BOSTON -- The newest manager of the Boston Red Sox doesn't remember much about the only big league game he attended as a child, but Bobby Valentine knows exactly where he was and the teams that were playing.
Valentine, 61, can't recall if he was 10 or 11 years old when his father and uncle took him to Yankee Stadium to watch the Bronx Bombers host the Red Sox in a doubleheader. The Valentines had obstructed-view seats down the right-field line, but the other details are cloudy.
A native of Connecticut, Valentine admits he was partial toward the Yankees only because his dad was a fan. He uncle, however, was a Red Sox fan and Valentine sat between them during that day's twin bill.
"It was an amazing experience," he recalled.
Valentine has spent more than 40 years in professional baseball. He played against the Yankees during his career. He managed against the Yankees. As manager of the New York Mets, he faced the Yankees in the 2000 World Series and lost.
As an analyst for ESPN, he's worked several Red Sox-Yankees broadcasts. But he's never experienced one of the greatest rivalries in all of sports first-hand in the manner he's about to experience in 2012 and beyond.
The Red Sox and Yankees have become perennial winners in the AL East and the 18 times the clubs play each other during the regular season certainly lives up to the hype. Every pitch. Every at-bat. Every inning. Every bench-clearing brawl. Every aspect of this rivalry never disappoints, and now Bobby V is smack dab in the middle of it.
"I'm really excited," he said. "Six times during the season is a little different than 18 times during the season. I know the Yankees always have a team you have your best foot forward when you're playing them. I think it's going to be exciting. What I enjoyed most over the last couple of years now, at ESPN, were those games because the players take them so seriously. I think we're going to be able to match them. It's not going to be the best team that wins, but the team that plays the best."
Former Red Sox manager Terry Francona also did a good job of keeping the hype within the clubhouse and on the field to a minimum. He knew how special and how important those games were against the Yankees, but time and again he would publicly treat them as any other game in order to remain focused on the task at hand.

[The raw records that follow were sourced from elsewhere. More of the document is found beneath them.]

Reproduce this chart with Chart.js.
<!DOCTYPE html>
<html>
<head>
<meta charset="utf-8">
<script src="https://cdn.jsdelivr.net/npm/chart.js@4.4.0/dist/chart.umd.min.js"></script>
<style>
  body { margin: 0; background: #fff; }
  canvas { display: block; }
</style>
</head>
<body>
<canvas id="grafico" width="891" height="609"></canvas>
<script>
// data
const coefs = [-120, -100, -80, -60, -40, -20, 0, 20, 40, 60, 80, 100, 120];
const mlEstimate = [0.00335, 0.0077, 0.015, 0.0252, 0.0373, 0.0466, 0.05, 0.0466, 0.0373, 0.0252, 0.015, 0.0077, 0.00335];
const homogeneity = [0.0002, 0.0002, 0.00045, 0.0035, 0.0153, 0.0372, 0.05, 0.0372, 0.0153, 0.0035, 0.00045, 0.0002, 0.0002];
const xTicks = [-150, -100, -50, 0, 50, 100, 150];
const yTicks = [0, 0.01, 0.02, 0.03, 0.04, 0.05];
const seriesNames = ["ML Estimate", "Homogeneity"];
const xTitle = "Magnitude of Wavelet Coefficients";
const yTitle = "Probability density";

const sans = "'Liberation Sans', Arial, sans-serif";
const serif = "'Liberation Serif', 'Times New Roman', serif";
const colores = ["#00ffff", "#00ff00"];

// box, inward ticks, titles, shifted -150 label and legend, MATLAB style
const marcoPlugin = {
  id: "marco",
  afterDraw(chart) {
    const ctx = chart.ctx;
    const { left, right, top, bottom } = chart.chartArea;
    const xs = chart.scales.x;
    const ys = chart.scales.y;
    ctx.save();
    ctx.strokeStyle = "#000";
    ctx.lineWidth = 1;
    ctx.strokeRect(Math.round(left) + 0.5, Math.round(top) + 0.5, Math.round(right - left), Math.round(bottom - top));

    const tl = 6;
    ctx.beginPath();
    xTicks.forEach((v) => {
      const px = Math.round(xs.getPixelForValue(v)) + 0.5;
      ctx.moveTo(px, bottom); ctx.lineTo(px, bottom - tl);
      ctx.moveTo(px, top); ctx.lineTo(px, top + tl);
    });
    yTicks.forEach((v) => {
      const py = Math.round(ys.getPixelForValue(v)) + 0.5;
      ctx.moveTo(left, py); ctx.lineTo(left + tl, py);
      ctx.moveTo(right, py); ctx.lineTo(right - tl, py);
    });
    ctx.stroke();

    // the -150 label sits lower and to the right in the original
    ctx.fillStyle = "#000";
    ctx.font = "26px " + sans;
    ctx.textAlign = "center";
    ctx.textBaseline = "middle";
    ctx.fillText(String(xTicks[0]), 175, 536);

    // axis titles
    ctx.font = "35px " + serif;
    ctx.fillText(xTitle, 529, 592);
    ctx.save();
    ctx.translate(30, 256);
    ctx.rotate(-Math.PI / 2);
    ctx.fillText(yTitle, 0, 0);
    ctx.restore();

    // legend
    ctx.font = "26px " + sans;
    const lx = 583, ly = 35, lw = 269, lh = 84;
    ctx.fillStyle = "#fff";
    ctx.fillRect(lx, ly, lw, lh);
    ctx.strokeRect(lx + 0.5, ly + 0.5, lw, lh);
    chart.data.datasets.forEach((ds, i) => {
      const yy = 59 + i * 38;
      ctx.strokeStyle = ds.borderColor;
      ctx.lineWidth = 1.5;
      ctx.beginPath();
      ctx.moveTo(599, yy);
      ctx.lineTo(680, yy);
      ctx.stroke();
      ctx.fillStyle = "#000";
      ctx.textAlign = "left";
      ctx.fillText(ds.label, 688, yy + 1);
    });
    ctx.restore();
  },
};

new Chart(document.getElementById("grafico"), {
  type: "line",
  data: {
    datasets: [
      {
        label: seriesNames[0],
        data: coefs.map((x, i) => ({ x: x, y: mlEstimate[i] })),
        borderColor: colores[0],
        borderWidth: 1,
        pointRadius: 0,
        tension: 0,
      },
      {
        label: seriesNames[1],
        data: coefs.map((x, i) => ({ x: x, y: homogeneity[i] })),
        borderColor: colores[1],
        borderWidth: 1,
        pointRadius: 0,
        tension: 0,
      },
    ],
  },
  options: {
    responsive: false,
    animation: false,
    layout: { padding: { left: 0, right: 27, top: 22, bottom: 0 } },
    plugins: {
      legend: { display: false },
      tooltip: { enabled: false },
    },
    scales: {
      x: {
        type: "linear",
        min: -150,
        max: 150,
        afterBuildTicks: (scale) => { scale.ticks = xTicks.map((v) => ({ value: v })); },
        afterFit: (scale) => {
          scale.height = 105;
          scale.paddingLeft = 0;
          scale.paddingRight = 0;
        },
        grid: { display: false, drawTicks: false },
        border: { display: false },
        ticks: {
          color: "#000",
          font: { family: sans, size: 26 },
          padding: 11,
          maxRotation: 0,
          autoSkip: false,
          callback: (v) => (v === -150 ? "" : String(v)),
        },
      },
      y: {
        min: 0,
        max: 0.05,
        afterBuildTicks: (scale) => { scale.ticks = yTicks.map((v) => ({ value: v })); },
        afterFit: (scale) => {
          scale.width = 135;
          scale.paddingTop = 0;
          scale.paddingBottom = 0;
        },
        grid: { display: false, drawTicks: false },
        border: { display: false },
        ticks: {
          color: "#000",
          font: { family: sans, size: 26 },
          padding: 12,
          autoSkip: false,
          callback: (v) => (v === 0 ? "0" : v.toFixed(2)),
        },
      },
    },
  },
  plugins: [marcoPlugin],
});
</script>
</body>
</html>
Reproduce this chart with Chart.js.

Valentine will be a little bit different.
He likes to stir the pot a bit, and he'll make this rivalry even more entertaining. If anything, his likely antics and comments will take the pressure off his players.
"It might take some of the craziness away from the players because I know they learn to hate the 18 days of it," Valentine said. "It is an awful lot. It's so big. It's so much and it's so important. Not only to the franchise, but to the fans, the front office and ownership."
During his time at ESPN, Valentine worked many of the games in Boston and New York. He saw how those games mentally, physically and emotionally drained the players. He saw what it did to Francona and Yankees manager Joe Girardi.
"I've been in Tito's office a few times, I've been in Joe's office a few times after and before games and it's draining, there's no doubt about that," Valentine said.
"We used to play the Yankees six games (with the Mets) and it was six times, some multiple of six," Valentine said. "I can't imagine 18. Is it like playing 50 games? I think it is."
It's too early in his new gig to start throwing jabs at the Yankees. It will come sooner rather than later. For now, Valentine is being baseball proper. He said all the right things during his introductory news conference Thursday night at Fenway Park.
"The Yankees are quality top to bottom. The Red Sox are quality top to bottom. That's why you get those wars, those battles," Valentine said.
It won't take long before he begins to annoy the Yankees. It won't take long for Valentine to fully understand first-hand what it's like to be a part of one of the greatest rivalry in all of sports.
It's also a safe bet that he'll remember everything about each game and won't have any problems recalling each and every pitch.